* [Task requirements] Look through the data below. Pick out the lines holding the string "this".

* [Recorded data]
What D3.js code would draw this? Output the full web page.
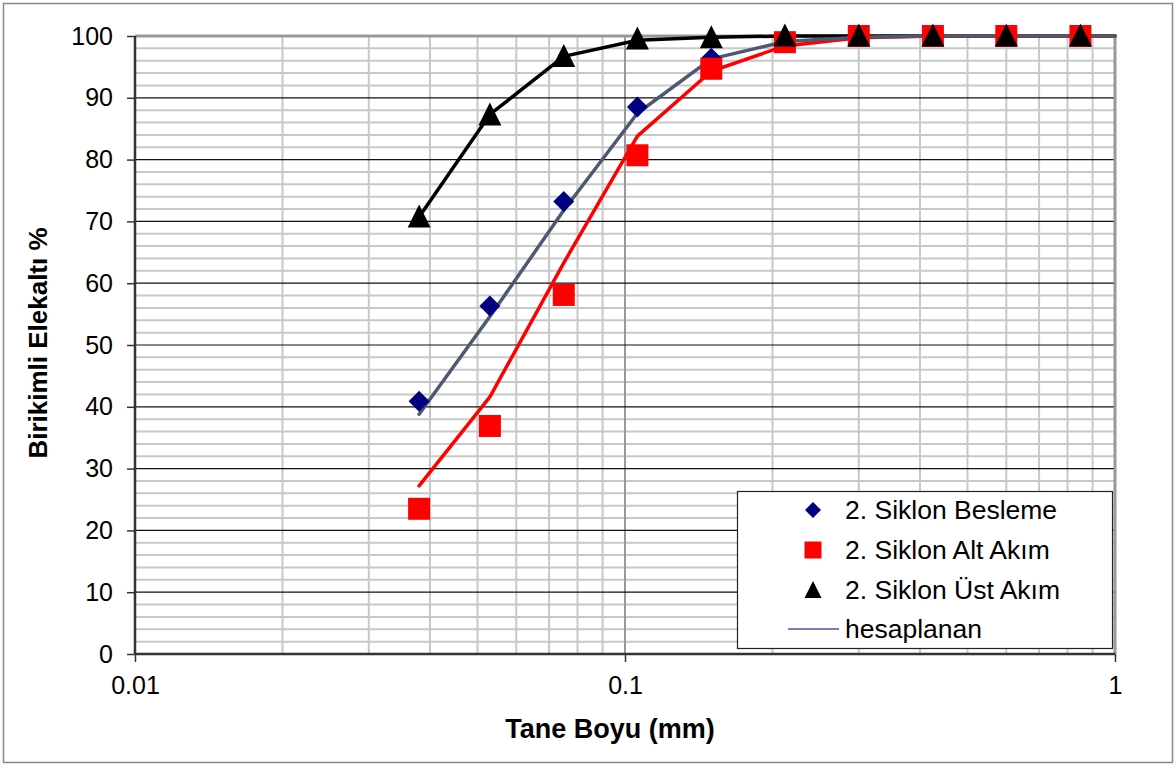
<!DOCTYPE html>
<html><head><meta charset="utf-8">
<script src="https://cdn.jsdelivr.net/npm/d3@7"></script>
<style>body{margin:0;background:#fff}svg{display:block}text{font-family:"Liberation Sans",Arial,sans-serif}</style>
</head><body>
<svg id="c" width="1176" height="766"></svg>
<script>
const sizes = [0.038, 0.053, 0.075, 0.106, 0.15, 0.212, 0.3, 0.425, 0.6, 0.85];
const besleme = [40.9, 56.3, 73.2, 88.5, 96.4, 99.4, 100, 100, 100, 100];
const altAkim = [23.5, 36.9, 58.1, 80.7, 94.7, 99.0, 100, 100, 100, 100];
const ustAkim = [70.7, 87.2, 96.7, 99.5, 99.7, 100, 100, 100, 100, 100];
const calcSizes = [0.038, 0.053, 0.075, 0.106, 0.15, 0.212, 0.3, 0.425, 0.6, 0.85, 1.0];
const calcBesleme = [38.8, 54.6, 71.8, 87.5, 96.3, 99.1, 99.8, 100, 100, 100, 100];
const calcAlt = [27.2, 41.6, 63.3, 83.8, 94.3, 98.4, 99.7, 100, 100, 100, 100];
const calcUst = [70.7, 87.3, 96.7, 99.3, 99.8, 100, 100, 100, 100, 100, 100];
const xTickLabels = ["0.01", "0.1", "1"];
const yTicks = [0, 10, 20, 30, 40, 50, 60, 70, 80, 90, 100];
const legendLabels = ["2. Siklon Besleme", "2. Siklon Alt Akım", "2. Siklon Üst Akım", "hesaplanan"];

const svg = d3.select("#c");
const L = 135, R = 1115, T = 36, B = 654;
const x = d3.scaleLog().domain([0.01, 1]).range([L, R]);
const y = d3.scaleLinear().domain([0, 100]).range([B, T]);

svg.append("rect").attr("x", 3.5).attr("y", 3.5).attr("width", 1169).attr("height", 759)
  .attr("fill", "#fff").attr("stroke", "#8a8a8a").attr("stroke-width", 1.5);

const g = svg.append("g");
d3.range(2, 100, 2).filter(v => v % 10 !== 0).forEach(v => {
  g.append("line").attr("x1", L).attr("x2", R).attr("y1", y(v)).attr("y2", y(v))
    .attr("stroke", "#c8c8c8").attr("stroke-width", 2);
});
[0.01, 0.1].forEach(d => {
  for (let k = 2; k <= 9; k++) {
    const v = d * k;
    g.append("line").attr("x1", x(v)).attr("x2", x(v)).attr("y1", T).attr("y2", B)
      .attr("stroke", "#c8c8c8").attr("stroke-width", 2);
  }
});
g.append("line").attr("x1", x(0.1)).attr("x2", x(0.1)).attr("y1", T).attr("y2", B)
  .attr("stroke", "#999").attr("stroke-width", 2);
yTicks.filter(v => v > 0 && v < 100).forEach(v => {
  g.append("line").attr("x1", L).attr("x2", R).attr("y1", y(v)).attr("y2", y(v))
    .attr("stroke", "#111").attr("stroke-width", 1.2);
});
svg.append("line").attr("x1", L).attr("x2", R + 1).attr("y1", T).attr("y2", T).attr("stroke", "#999").attr("stroke-width", 3);
svg.append("line").attr("x1", R).attr("x2", R).attr("y1", T).attr("y2", B).attr("stroke", "#999").attr("stroke-width", 3);

const yAxis = d3.axisLeft(y).tickValues(yTicks).tickSize(8).tickPadding(14).tickFormat(d3.format("d"));
const ya = svg.append("g").attr("transform", `translate(${L},0)`).call(yAxis);
const xAxis = d3.axisBottom(x).tickValues([0.01, 0.1, 1]).tickSize(8).tickPadding(14)
  .tickFormat((d, i) => xTickLabels[i]);
const xa = svg.append("g").attr("transform", `translate(0,${B})`).call(xAxis);
[ya, xa].forEach(a => {
  a.select(".domain").attr("stroke", "#333").attr("stroke-width", 2.5);
  a.selectAll(".tick line").attr("stroke", "#333").attr("stroke-width", 1.5);
  a.selectAll(".tick text").attr("font-size", 25).attr("fill", "#000")
    .style("font-family", '"Liberation Sans",Arial,sans-serif');
});
ya.select(".domain").attr("d", `M0,${B}V${T}`);
xa.select(".domain").attr("d", `M${L},0H${R}`);

svg.append("text").attr("x", 610).attr("y", 729).attr("text-anchor", "middle").attr("dominant-baseline", "central")
  .attr("font-weight", "bold").attr("font-size", 27).text("Tane Boyu (mm)");
svg.append("text").attr("transform", "translate(38,343) rotate(-90)").attr("text-anchor", "middle")
  .attr("dominant-baseline", "central").attr("font-weight", "bold").attr("font-size", 26).text("Birikimli Elekaltı %");

const line = d3.line().x(d => x(d[0])).y(d => y(d[1]));
const lines = [[calcUst, "#000"], [calcAlt, "#ff0000"], [calcBesleme, "#4b5a6e"]];
lines.forEach(([vals, col]) => {
  svg.append("path").attr("d", line(calcSizes.map((s, i) => [s, vals[i]])))
    .attr("fill", "none").attr("stroke", col).attr("stroke-width", 3.5)
    .attr("stroke-linecap", "round").attr("stroke-linejoin", "round");
});

const diamond = "M0,-10.5L10.5,0L0,10.5L-10.5,0Z";
const square = "M-11,-11H11V11H-11Z";
const tri = "M0,-12.5L11.5,10.5H-11.5Z";
const series = [[besleme, diamond, "#000080"], [altAkim, square, "#ff0000"], [ustAkim, tri, "#000"]];
series.forEach(([vals, shape, col]) => {
  svg.append("g").selectAll("path").data(sizes.map((s, i) => [s, vals[i]])).join("path")
    .attr("d", shape).attr("fill", col)
    .attr("transform", d => `translate(${x(d[0])},${y(d[1])})`);
});

const lg = svg.append("g");
lg.append("rect").attr("x", 737.5).attr("y", 491.5).attr("width", 375).attr("height", 157)
  .attr("fill", "#fff").attr("stroke", "#222").attr("stroke-width", 1.2);
const ly = [510, 550, 590, 629];
lg.append("path").attr("d", "M0,-8L8,0L0,8L-8,0Z").attr("fill", "#000080").attr("transform", `translate(813,${ly[0]})`);
lg.append("path").attr("d", "M-8.5,-8.5H8.5V8.5H-8.5Z").attr("fill", "#ff0000").attr("transform", `translate(813,${ly[1]})`);
lg.append("path").attr("d", "M0,-9L8.5,8H-8.5Z").attr("fill", "#000").attr("transform", `translate(813,${ly[2]})`);
lg.append("line").attr("x1", 788).attr("x2", 839).attr("y1", ly[3]).attr("y2", ly[3]).attr("stroke", "#5050a0").attr("stroke-width", 1.5);
legendLabels.forEach((t, i) => {
  lg.append("text").attr("x", 845).attr("y", ly[i]).attr("dominant-baseline", "central")
    .attr("font-size", 26.5).text(t);
});
</script>
</body></html>
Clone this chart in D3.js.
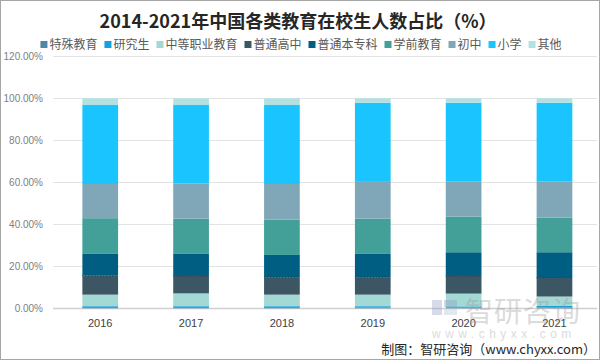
<!DOCTYPE html>
<html><head><meta charset="utf-8">
<script src="https://cdn.jsdelivr.net/npm/d3@7"></script>
<style>html,body{margin:0;padding:0;background:#fff;}svg{display:block;}</style>
</head><body>
<svg id="c" width="600" height="360"></svg>
<script>
const years = ["2016","2017","2018","2019","2020","2021"];
const seriesNames = ["特殊教育","研究生","中等职业教育","普通高中","普通本专科","学前教育","初中","小学","其他"];
const special   = [0.2, 0.2, 0.2, 0.3, 0.3, 0.3];
const graduate  = [0.8, 0.8, 0.8, 0.7, 0.6, 0.8];
const vocational= [5.5, 6.1, 5.5, 5.5, 6.1, 4.5];
const highSchool= [9.1, 8.3, 8.3, 8.3, 8.4, 8.8];
const college   = [10.3, 10.5, 10.6, 11.1, 11.3, 12.3];
const preschool = [17.0, 16.8, 16.8, 16.8, 17.0, 16.5];
const juniorHigh= [16.3, 16.8, 17.0, 17.5, 16.8, 17.3];
const primary   = [37.6, 37.3, 37.6, 37.7, 37.4, 37.4];
const others    = [3.2, 3.2, 3.2, 2.1, 2.1, 2.1];
const yTicks = [0, 20, 40, 60, 80, 100, 120];
const colors = ["#4D86A8","#14A2DF","#A2D9D5","#3C5663","#005E82","#42A098","#7FA7B8","#19C4FF","#B3E1E1"];

const seriesValues = [special, graduate, vocational, highSchool, college, preschool, juniorHigh, primary, others];
const table = years.map((y, i) => {
  const row = {year: y};
  seriesNames.forEach((n, k) => row[n] = seriesValues[k][i]);
  return row;
});

const svg = d3.select("#c");
const font = "'Noto Sans CJK SC','Noto Sans',sans-serif";

// border
svg.append("rect").attr("x",0.5).attr("y",0.5).attr("width",599).attr("height",359)
  .attr("fill","#fff").attr("stroke","#a6a6a6");

const x = d3.scaleBand().domain(years).range([54.8, 599.9]).paddingInner(0.607).paddingOuter(0.3035);
const y = d3.scaleLinear().domain([0, 120]).range([308.3, 56.3]);

// gridlines
svg.append("g").selectAll("line").data(yTicks).join("line")
  .attr("x1", 53).attr("x2", 597)
  .attr("y1", d => Math.round(y(d)) + 0.5).attr("y2", d => Math.round(y(d)) + 0.5)
  .attr("stroke", d => d === 0 ? "#d0d0d0" : "#e3e3e3").attr("stroke-width", d => d === 0 ? 1.5 : 1);

// y axis labels
svg.append("g").selectAll("text").data(yTicks).join("text")
  .attr("x", 43).attr("y", d => y(d) + 3.5).attr("text-anchor","end")
  .attr("font-family","'Liberation Sans',Arial,sans-serif").attr("font-size",10).attr("fill","#808080")
  .text(d => d.toFixed(2) + "%");

// stacked bars
const stack = d3.stack().keys(seriesNames);
const layers = stack(table);
svg.append("g").selectAll("g").data(layers).join("g")
  .attr("fill", (d, i) => colors[i])
  .selectAll("rect").data(d => d).join("rect")
  .attr("x", d => x(d.data.year)).attr("width", x.bandwidth())
  .attr("y", d => y(d[1])).attr("height", d => y(d[0]) - y(d[1]));

// dotted edge on top of 普通高中
const hsLayer = layers[3];
svg.append("g").selectAll("line").data(hsLayer).join("line")
  .attr("x1", d => x(d.data.year)).attr("x2", d => x(d.data.year) + x.bandwidth())
  .attr("y1", d => y(d[1])).attr("y2", d => y(d[1]))
  .attr("stroke","#2a3a44").attr("stroke-width",1).attr("stroke-dasharray","1,2");

// x labels
svg.append("g").selectAll("text").data(years).join("text")
  .attr("x", d => x(d) + x.bandwidth()/2).attr("y", 327).attr("text-anchor","middle")
  .attr("font-family","'Liberation Sans',Arial,sans-serif").attr("font-size",11).attr("fill","#404040")
  .text(d => d);

// title
svg.append("text").attr("x", 298).attr("y", 28).attr("text-anchor","middle")
  .attr("font-family", font).attr("font-weight","bold").attr("font-size",18).attr("fill","#262626")
  .text("2014-2021年中国各类教育在校生人数占比（%）");

// legend
const lg = svg.append("g");
let lx = 0;
const items = [];
seriesNames.forEach((n, i) => {
  const g = lg.append("g");
  g.append("rect").attr("x", lx).attr("y", -4).attr("width",7).attr("height",7).attr("fill", colors[i]);
  const t = g.append("text").attr("x", lx + 9).attr("y", 4).attr("font-family", font)
    .attr("font-size", 12).attr("fill","#595959").text(n);
  lx += 9 + t.node().getComputedTextLength() + 7;
});
const lw = lx - 7;
lg.attr("transform", `translate(${(600 - lw)/2 + 1},45)`);

// watermark
const wm = svg.append("g").attr("opacity", 0.35);
wm.append("rect").attr("x",432).attr("y",300).attr("width",10).attr("height",15).attr("fill","#8a9bc0");
wm.append("rect").attr("x",444).attr("y",300).attr("width",13).attr("height",7).attr("fill","#8a9bc0");
wm.append("rect").attr("x",444).attr("y",309).attr("width",13).attr("height",6).attr("fill","#b0bcd6");
wm.append("text").attr("x",465).attr("y",322).attr("font-family",font).attr("font-size",28)
  .attr("fill","#9a9a9a").attr("letter-spacing",1).text("智研咨询");
wm.append("text").attr("x",432).attr("y",338).attr("font-family","'Liberation Sans',Arial,sans-serif").attr("font-size",12)
  .attr("fill","#9a9a9a").attr("letter-spacing",4.5).text("www.chyxx.com");

// source
svg.append("text").attr("x", 596).attr("y", 354).attr("text-anchor","end")
  .attr("font-family", font).attr("font-size",13).attr("fill","#262626")
  .text("制图：智研咨询（www.chyxx.com）");
</script>
</body></html>
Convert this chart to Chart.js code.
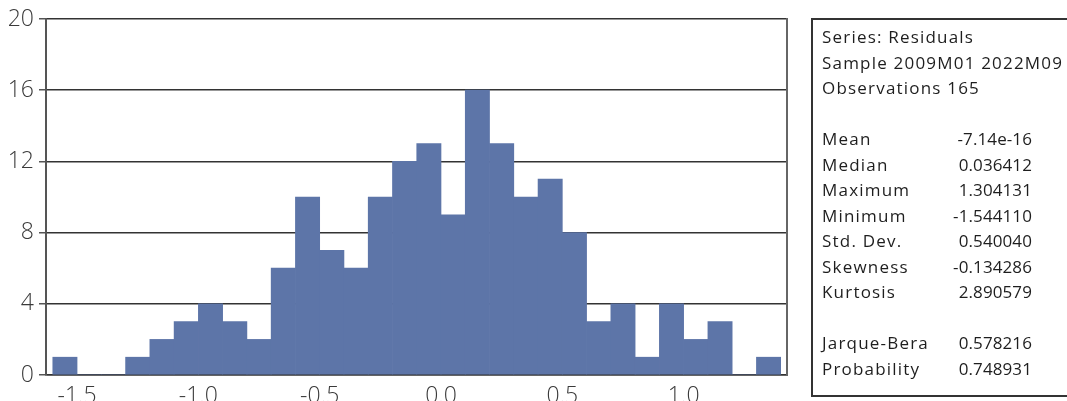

* [The completed task]
What D3.js code would draw this? Output the full web page.
Clone this chart in D3.js.
Convert this chart to Chart.js code.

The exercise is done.